Apologizing to people I’d wronged, branding myself an alcoholic, and sharing my intimate feelings with a room full of miserable chain smokers did not sound appealing.
Internet sleuthing uncovered new research that showed that heavy drinkers could be culled back slowly to consume a moderate amount of alcohol without quitting. Or, it appeared, after a period of sobriety, they could resume drinking responsibly. AA, some argued, was old and antiquated. It was an institution founded by white men in the 1930s before science and research had unlocked the genetic keys to addiction and before there were medications and clinically proven treatments and therapies to aid in recovery. AA relied on abstinence, God, and white-knuckling periods of sobriety.
AA members also follow a rigid set of 12 steps and principles for living that must be strictly adhered for the remainder of an alcoholic’s life if one wished to remain sober. Those who return to use would end up dead, in prison, or in an insane asylum, the Big Book of AA argues.
New treatment centers and addiction scholars were preaching that this old way of thinking is akin to leeching. The never-ending shackles of AA sounded like a prison sentence. There were even medications that could be prescribed to quell cravings for alcohol. Just my luck—one of the pioneers in this school of thought had an outpatient treatment center in the heart of downtown St. Paul, about a mile from my work office.
The treatment facility employed a marketing strategy that depicted treatment as an intimate individualized plan based on patient needs and preferences. Treatment plans would be rooted in evidence-based care and the most recent scientific research, a major change to the typical recovery dogma.
A passage from the organizations Facebook page read, “Rehab programs and centers offer standardized, cookie-cutter approaches, where all patients receive the same treatment. They have fixed lengths of stays and require a major commitment of time and money, no matter what kind of problem their patients may have. In contrast, our patients have no set program, cost, type, or fixed length of treatment. One patient could come for a consultation only, while another may receive treatment for years. For lasting results, addiction and alcohol recovery treatments should be unique and tailored to the individual.”
That was some fine marketing copy. I bought into this approach instantly. It was the smart way to abstain for the current renaissance man, and it didn’t necessarily include sobriety. I called the clinic and made an appointment for an assessment. I was to meet with its founder, an addiction psychiatrist, and a therapist who would ask me screening questions to set me up with a treatment plan.
During my initial assessment, I sat down with the founder of the clinic one on one to devise the best method of drinking for my long-term health. I couldn’t believe my doctor was going to be the famous expert who was featured in addiction science stories in the New York Times, the Atlantic, and HBO documentaries. I felt like I was going to become fast friends with a celebrity.
I was expecting the doc to give me the green light on the cut-down approach to alcoholism that I’d read about in news articles and the clinic website. I shared the intimate details with him about my current rate of consumption—a guesstimate was 1.75 liters of Bacardi every week with beers interspersed to mix it up.

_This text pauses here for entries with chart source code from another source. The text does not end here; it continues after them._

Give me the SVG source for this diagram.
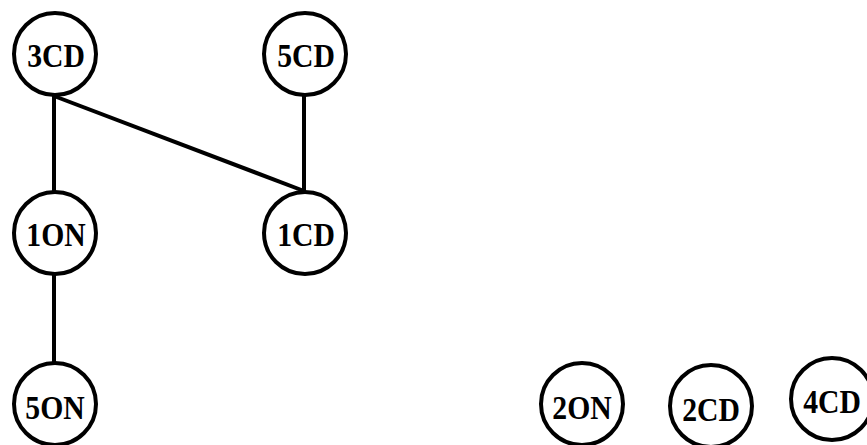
<svg xmlns="http://www.w3.org/2000/svg" width="867" height="445" viewBox="0 0 867 445">
<style>
.node circle{fill:#fff;stroke:#000;stroke-width:4}
.node text{font-family:"Liberation Serif","Times New Roman",serif;font-weight:bold;font-size:33px;fill:#000;text-anchor:middle;dominant-baseline:central}
.edges line{stroke:#000;stroke-width:4}
</style>
<rect width="867" height="445" fill="#fff"/>
<g id="edges" class="edges">
<line x1="54" y1="96" x2="54" y2="192"/>
<line x1="54" y1="96" x2="304" y2="191"/>
<line x1="304" y1="96" x2="304" y2="191"/>
<line x1="54" y1="275" x2="54" y2="362"/>
</g>
<g id="n3CD" class="node"><circle cx="55" cy="54" r="41"/><text transform="translate(56,56) scale(0.9,1)">3CD</text></g>
<g id="n5CD" class="node"><circle cx="305" cy="54" r="41"/><text transform="translate(306,56) scale(0.9,1)">5CD</text></g>
<g id="n1ON" class="node"><circle cx="55" cy="233" r="41"/><text transform="translate(56,235) scale(0.9,1)">1ON</text></g>
<g id="n1CD" class="node"><circle cx="305" cy="233" r="41"/><text transform="translate(306,235) scale(0.9,1)">1CD</text></g>
<g id="n5ON" class="node"><circle cx="55" cy="404" r="41"/><text transform="translate(55,408) scale(0.9,1)">5ON</text></g>
<g id="n2ON" class="node"><circle cx="582" cy="404" r="41"/><text transform="translate(582,408) scale(0.9,1)">2ON</text></g>
<g id="n2CD" class="node"><circle cx="711" cy="406" r="41"/><text transform="translate(711,410) scale(0.9,1)">2CD</text></g>
<g id="n4CD" class="node"><circle cx="832" cy="399" r="41"/><text transform="translate(832,402) scale(0.9,1)">4CD</text></g>
</svg>
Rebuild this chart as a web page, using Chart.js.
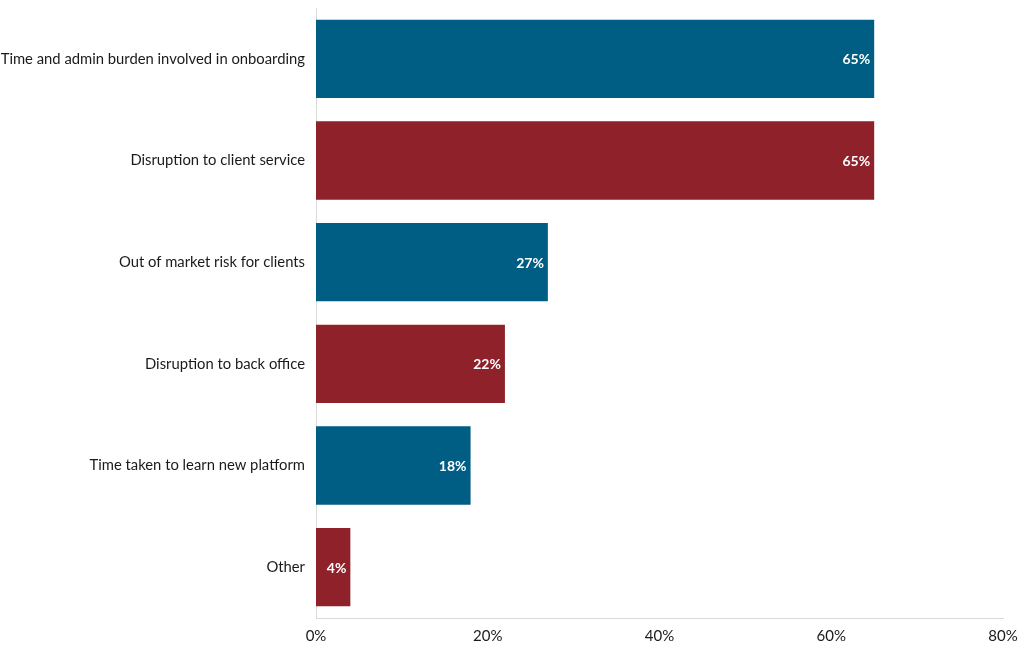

He responded frankly and unexpectedly. “You have to quit. You have no chance. You’ve been at this awhile. All our clients would like to continue using their drug of choice for the rest of their lives, but that’s not a realistic option for most of us,” he said. “If you want to try cutting back, you certainly can. Sometimes people need to fail on their own.”
It appeared the clinic’s clinical strategy and marketing messages did not align. I had already made up my decision to continue drinking before our meeting. I was selectively listening and prescribing my own tailored approach of moderated drinking. My response to his assessment was, “Okay, Doc. Sounds great. We’ll go with the cutback routine!”